10 Tahun Setia Pakai Biogas Kotoran Sapi, Warga Umbulharjo Sleman Bebas dari Ketergantungan Pada LPG

Sudah 10 tahun lamanya keluarga Dewi Astuti membuat biogas dari kotoran sapi untuk menghemat pengeluaran rumah tangga dalam membeli LPG.

Editor: Choirul Arifin
zoom-in 10 Tahun Setia Pakai Biogas Kotoran Sapi, Warga Umbulharjo Sleman Bebas dari Ketergantungan Pada LPG
Tribun Jogja/Ahmad Syarifudin
Naryo Sutrisno, ayah Dewi Astuti, sedang membersihkan kotoran sapi di kandang samping rumahnya di Balong Wetan Umbulharjo, Sleman, Yogyakarta. 

TRIBUNNEWS.COM, JAKARTA - Sebuah keluarga di Umbulharjo, Kecamatan Cangkringan, Kabupaten Sleman, Daerah Istimewa Yogyakarta, mempelopori penggunaan energi terbarukan yang ramah lingkungan.

Sudah 10 tahun lamanya keluarga Dewi Astuti membuat biogas dari kotoran sapi untuk menghemat pengeluaran rumah tangganya. Selama itu pula keluarganya tidak perlu belanja LPG untuk keperluan memasak di rumah.
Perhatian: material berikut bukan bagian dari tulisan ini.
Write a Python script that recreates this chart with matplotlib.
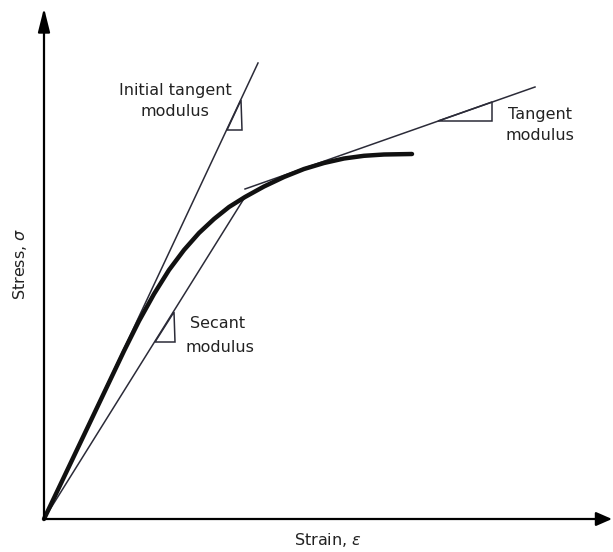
import numpy as np
import matplotlib.pyplot as plt
from matplotlib.patches import Polygon

# stress-strain curve (arbitrary units, origin at the axes corner)
strain = [0, 20, 40, 60, 80, 95, 110, 125, 140, 155, 170, 185, 201,
          220, 240, 260, 280, 300, 320, 340, 368]
stress = [0, 42, 84, 126, 168, 198, 225, 249, 269, 286, 300, 312, 322,
          332.5, 342, 350, 356, 360.5, 363.2, 364.5, 365]

# construction lines: (x0, y0, x1, y1)
initial_tangent = [0, 0, 214, 456]
secant = [0, 0, 201, 322]
tangent = [201, 330, 491, 432]

# slope triangles
tri_initial = [(197, 419), (198, 389), (183, 389)]
tri_secant = [(130, 207), (131, 177), (111, 177)]
tri_tangent = [(394, 398), (448, 398), (448, 417)]

line_col = '#2b2b38'
fs = 11.5

fig = plt.figure(figsize=(6.13, 5.52), dpi=100)
ax = fig.add_axes([0, 0, 1, 1])
ax.set_xlim(-44, 569)
ax.set_ylim(-33, 519)
ax.axis('off')

# axes with arrows
ax.annotate('', xy=(568, 0), xytext=(0, 0),
            arrowprops=dict(arrowstyle='-|>,head_length=0.8,head_width=0.35', lw=1.6,
                            color='k', mutation_scale=12, shrinkA=0, shrinkB=0))
ax.annotate('', xy=(0, 511), xytext=(0, 0),
            arrowprops=dict(arrowstyle='-|>,head_length=1.2,head_width=0.3', lw=1.6,
                            color='k', mutation_scale=12, shrinkA=0, shrinkB=0))

for ln in (initial_tangent, secant, tangent):
    ax.plot([ln[0], ln[2]], [ln[1], ln[3]], color=line_col, lw=1.1)

for tri in (tri_initial, tri_secant, tri_tangent):
    ax.add_patch(Polygon(tri, closed=True, fill=False, ec=line_col, lw=1.1))

ax.plot(strain, stress, color='#111111', lw=3.2, solid_capstyle='round', solid_joinstyle='round')

# labels
ax.text(131, 429, 'Initial tangent', ha='center', va='center', fontsize=fs, color='#222')
ax.text(131, 407, 'modulus', ha='center', va='center', fontsize=fs, color='#222')
ax.text(174, 196, 'Secant', ha='center', va='center', fontsize=fs, color='#222')
ax.text(176, 172, 'modulus', ha='center', va='center', fontsize=fs, color='#222')
ax.text(496, 404, 'Tangent', ha='center', va='center', fontsize=fs, color='#222')
ax.text(496, 384, 'modulus', ha='center', va='center', fontsize=fs, color='#222')

ax.text(284, -21, r'Strain, $\epsilon$', ha='center', va='center', fontsize=fs, color='#222')
ax.text(-24, 255, r'Stress, $\sigma$', ha='center', va='center', fontsize=fs,
        rotation=90, color='#222')

plt.savefig('out.png', dpi=100)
Penggunaan biogas ini pun mampu menghemat pengeluaran gas elpiji yang setara dengan 2 sampai 3 tabung LPG 3 kg per bulan.

Praktik ini awalnya dilakukan ayah Dewi Astuti, Naryo Sutrisno, dengan memanfaatkan kotoran ternak sapi di samping rumah.

Caranya, kotoran sapi murni yang tidak tercampur sisa makanan disemprot atau dikocor dengan air.

Lalu dimasukkan dalam saluran yang terhubung dengan biodigester, sebuah tempat kedap udara untuk menampung limbah kotoran ternak.

"Luas wadah penampungan ini dua meter persegi. Kedalamannya juga dua meter," tutur Naryo Sutrisno.

BERITA TERKAIT

"Ini dicor semen, semakin dalam semakin bagus," jelas Naryo Sutrisno sambil menunjukkan biodigester di samping rumahnya.

Biodigester berfungsi sebagai tempat terjadinya proses pencernaan Anaerobik Digestion atau fermentasi ruang kedap udara.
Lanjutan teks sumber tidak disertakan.